Gather, from the listing beneath this task, every line holding the string "standalone".
-- begin RECORDS FOR THE EXERCISE --
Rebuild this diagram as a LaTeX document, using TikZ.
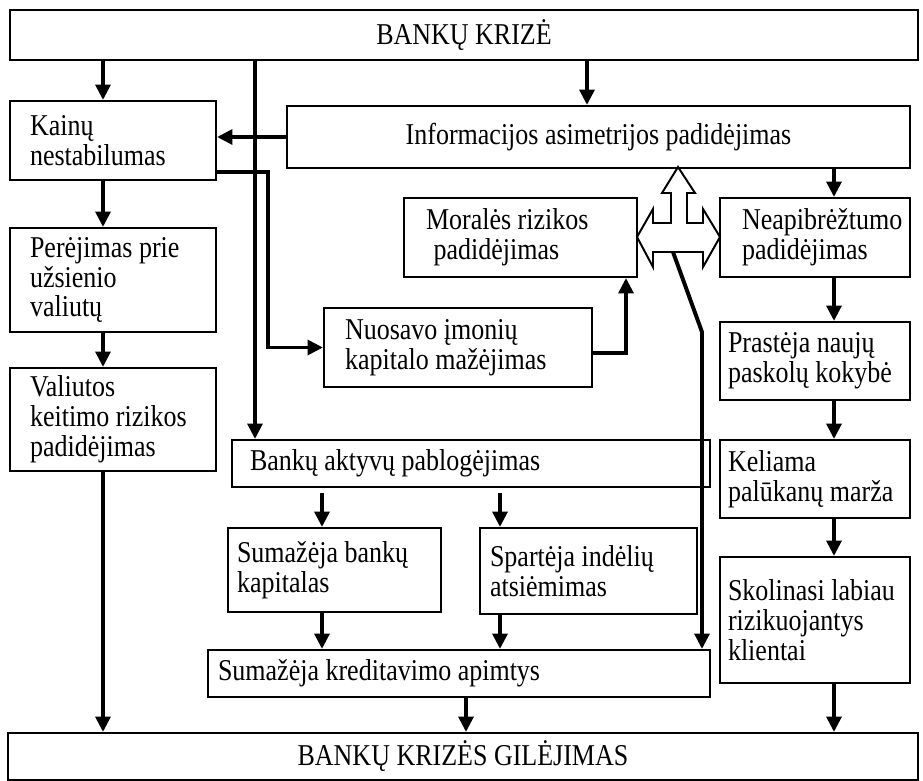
\documentclass[tikz,border=0pt]{standalone}
\usepackage{fontspec}
\setmainfont{Liberation Serif}[FakeStretch=0.86]
\usetikzlibrary{arrows.meta}
\newdimen\pxu \pxu=0.025cm
\tikzset{
  blok/.style={draw, line width=1.4pt, inner ysep=0pt, align=flush left, font=\fontsize{21.5}{21.3}\selectfont},
  arr/.style={line width=2.8pt, -{Triangle[width=10.5pt,length=11pt]}},
  lin/.style={line width=2.8pt},
}
\begin{document}
\begin{tikzpicture}[x=0.025cm, y=-0.025cm]
\useasboundingbox (0,0) rectangle (923,781);
% boxes
\draw (464,35) node[blok, align=center, minimum width=908\pxu, minimum height=50\pxu](krize) {BANKŲ KRIZĖ};
\draw (463,756.5) node[blok, align=center, minimum width=910\pxu, minimum height=47\pxu](gilej) {BANKŲ KRIZĖS GILĖJIMAS};
\draw (113,140.5) node[blok, minimum width=206\pxu, minimum height=79\pxu, inner xsep=20\pxu, text width=166\pxu](kain) {Kainų\\nestabilumas};
\draw (113,280) node[blok, minimum width=206\pxu, minimum height=104\pxu, inner xsep=20\pxu, text width=166\pxu](perej) {Perėjimas prie\\užsienio\\valiutų};
\draw (113,419.5) node[blok, minimum width=206\pxu, minimum height=103\pxu, inner xsep=20\pxu, text width=166\pxu](valiut) {Valiutos\\keitimo rizikos\\padidėjimas};
\draw (598.5,137) node[blok, align=center, minimum width=623\pxu, minimum height=62\pxu](info) {Informacijos asimetrijos padidėjimas};
\draw (520.5,237.5) node[blok, minimum width=233\pxu, minimum height=79\pxu, inner xsep=22\pxu, text width=189\pxu](moral) {Moralės rizikos\\\hspace*{0.25em}padidėjimas};
\draw (458,347.5) node[blok, minimum width=268\pxu, minimum height=79\pxu, inner xsep=21\pxu, text width=226\pxu](nuos) {Nuosavo įmonių\\kapitalo mažėjimas};
\draw (815,237.5) node[blok, minimum width=190\pxu, minimum height=79\pxu, inner xsep=22\pxu, text width=146\pxu](neap) {Neapibrėžtumo\\padidėjimas};
\draw (815,361) node[blok, minimum width=190\pxu, minimum height=78\pxu, inner xsep=8\pxu, text width=174\pxu](prast) {Prastėja naujų\\paskolų kokybė};
\draw (815,479) node[blok, minimum width=190\pxu, minimum height=78\pxu, inner xsep=8\pxu, text width=174\pxu](kel) {Keliama\\palūkanų marža};
\draw (815,620) node[blok, minimum width=190\pxu, minimum height=126\pxu, inner xsep=8\pxu, text width=174\pxu](skol) {Skolinasi labiau\\rizikuojantys\\klientai};
\draw (471,463.5) node[blok, minimum width=478\pxu, minimum height=47\pxu, inner xsep=18\pxu, text width=442\pxu](akt) {Bankų aktyvų pablogėjimas};
\draw (334.5,570) node[blok, minimum width=213\pxu, minimum height=84\pxu, inner xsep=9\pxu, text width=195\pxu](sbk) {Sumažėja bankų\\kapitalas};
\draw (588.5,571) node[blok, minimum width=217\pxu, minimum height=86\pxu, inner xsep=10\pxu, text width=197\pxu](spart) {Spartėja indėlių\\atsiėmimas};
\draw (459,673.5) node[blok, minimum width=502\pxu, minimum height=47\pxu, inner xsep=10\pxu, text width=482\pxu](kred) {Sumažėja kreditavimo apimtys};
% hollow arrow
\draw[line width=1.4pt, fill=white] (678,167) -- (695,193) -- (687,193) -- (687,223) -- (703,223) -- (703,209)
  -- (720,237) -- (703,267) -- (703,252) -- (653,252) -- (653,267) -- (637,237) -- (653,209) -- (653,223)
  -- (671,223) -- (671,193) -- (662,193) -- cycle;
% columns
\coordinate (lx) at (103,0);
\coordinate (vx) at (255,0);
\coordinate (ix) at (587,0);
\coordinate (rx) at (834,0);
\coordinate (ax) at (322,0);
\coordinate (bx) at (500,0);
\coordinate (kx) at (466,0);
\coordinate (ex) at (268,172);
\coordinate (mx) at (626,353);
\coordinate (hstart) at (673,252);
\coordinate (hbend) at (702,332);
% connectors
\draw[arr] (lx |- krize.south) -- (lx |- kain.north);
\draw[arr] (lx |- kain.south) -- (lx |- perej.north);
\draw[arr] (lx |- perej.south) -- (lx |- valiut.north);
\draw[arr] (lx |- valiut.south) -- (lx |- gilej.north);
\draw[arr] (vx |- krize.south) -- (vx |- akt.north);
\draw[arr] (ix |- krize.south) -- (ix |- info.north);
\draw[arr] (info.west) -- (kain.east |- info.west);
\draw[arr] (kain.east |- ex) -- (ex) |- (nuos.west);
\draw[arr] (nuos.east |- mx) -| (mx |- moral.south);
\draw[arr] (rx |- info.south) -- (rx |- neap.north);
\draw[arr] (rx |- neap.south) -- (rx |- prast.north);
\draw[arr] (rx |- prast.south) -- (rx |- kel.north);
\draw[arr] (rx |- kel.south) -- (rx |- skol.north);
\draw[arr] (rx |- skol.south) -- (rx |- gilej.north);
\draw[arr, shorten <=5\pxu] (ax |- akt.south) -- (ax |- sbk.north);
\draw[arr, shorten <=5\pxu] (bx |- akt.south) -- (bx |- spart.north);
\draw[arr] (ax |- sbk.south) -- (ax |- kred.north);
\draw[arr] (bx |- spart.south) -- (bx |- kred.north);
\draw[arr] (kx |- kred.south) -- (kx |- gilej.north);
\draw[arr] (hstart) -- (hbend) -- (hbend |- kred.north);
\end{tikzpicture}
\end{document}
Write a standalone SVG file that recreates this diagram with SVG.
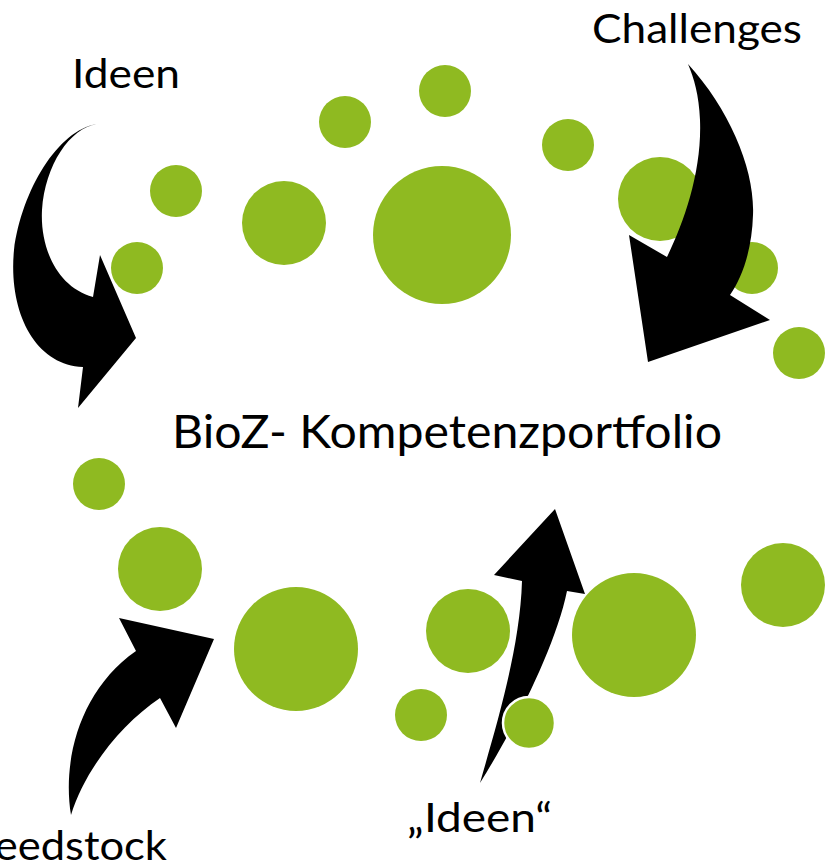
<svg xmlns="http://www.w3.org/2000/svg" width="825" height="865" viewBox="0 0 825 865">
  <style>
    .dot { fill: #8FBA21; }
    .dot-ring { fill: #8FBA21; stroke: #FFFFFF; stroke-width: 2.5; }
    .arrow { fill: #000000; }
    .label { font-family: Lato, "Open Sans", "Liberation Sans", sans-serif; font-size: 41px; fill: #000000; }
    .title { font-family: Lato, "Open Sans", "Liberation Sans", sans-serif; font-size: 46px; fill: #000000; }
  </style>
  <rect width="825" height="865" fill="#FFFFFF"/>

  <g id="circles">
    <circle class="dot" cx="176" cy="191" r="26"/>
    <circle class="dot" cx="137" cy="268" r="26"/>
    <circle class="dot" cx="284" cy="223" r="42"/>
    <circle class="dot" cx="345" cy="122" r="26"/>
    <circle class="dot" cx="445" cy="91" r="26"/>
    <circle class="dot" cx="442" cy="235" r="69"/>
    <circle class="dot" cx="568" cy="145" r="26"/>
    <circle class="dot" cx="660" cy="199" r="42"/>
    <circle class="dot" cx="752" cy="268" r="26"/>
    <circle class="dot" cx="799" cy="353" r="26"/>
    <circle class="dot" cx="99" cy="484" r="26"/>
    <circle class="dot" cx="160" cy="569" r="42"/>
    <circle class="dot" cx="296" cy="649" r="62"/>
    <circle class="dot" cx="468" cy="631" r="42"/>
    <circle class="dot" cx="421" cy="715" r="26"/>
    <circle class="dot" cx="634" cy="635" r="62"/>
    <circle class="dot" cx="783" cy="585" r="42"/>
  </g>

  <g id="connectors">
    <path id="arrow-ideen" class="arrow" d="M97,124 C58,130 22,190 14,250 C8,312 35,365 83,367 L78,408 L136,338 L100,255 L93,297 C57,287 40,248 42,210 C45,165 70,128 97,124 Z"/>
    <path id="arrow-challenges" class="arrow" d="M688,64 C730,110 755,170 753,215 C752,250 742,278 730,295 L770,320 L648,362 L629,235 L667,257 C685,220 702,170 700,120 C699,95 694,78 688,64 Z"/>
    <path id="arrow-ideen2" class="arrow" d="M480,783 C510,735 555,650 567,591 L585,594 L555,509 L494,575 L522,581 C520,650 495,730 480,783 Z"/>
    <path id="arrow-feedstock" class="arrow" d="M71,815 C62,760 80,690 136,651 L119,618 L214,639 L176,728 L160,698 C120,725 85,770 71,815 Z"/>
  </g>

  <g id="node-small-ring">
    <circle class="dot-ring" cx="529" cy="723" r="26"/>
  </g>

  <g id="node-ideen-top">
    <text class="label" x="72" y="88" textLength="108" lengthAdjust="spacingAndGlyphs">Ideen</text>
  </g>
  <g id="node-challenges">
    <text class="label" x="592" y="43" textLength="210" lengthAdjust="spacingAndGlyphs">Challenges</text>
  </g>
  <g id="node-center">
    <text class="title" x="172" y="448" textLength="550" lengthAdjust="spacingAndGlyphs">BioZ- Kompetenzportfolio</text>
  </g>
  <g id="node-ideen-bottom">
    <text class="label" x="407" y="832" textLength="145" lengthAdjust="spacingAndGlyphs">„Ideen“</text>
  </g>
  <g id="node-feedstock">
    <text class="label" x="-28" y="860" textLength="195" lengthAdjust="spacingAndGlyphs">Feedstock</text>
  </g>
</svg>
-- end RECORDS FOR THE EXERCISE --
RESULT BELOW =>
\documentclass[tikz,border=0pt]{standalone}
Write a standalone SVG file that recreates this diagram with SVG.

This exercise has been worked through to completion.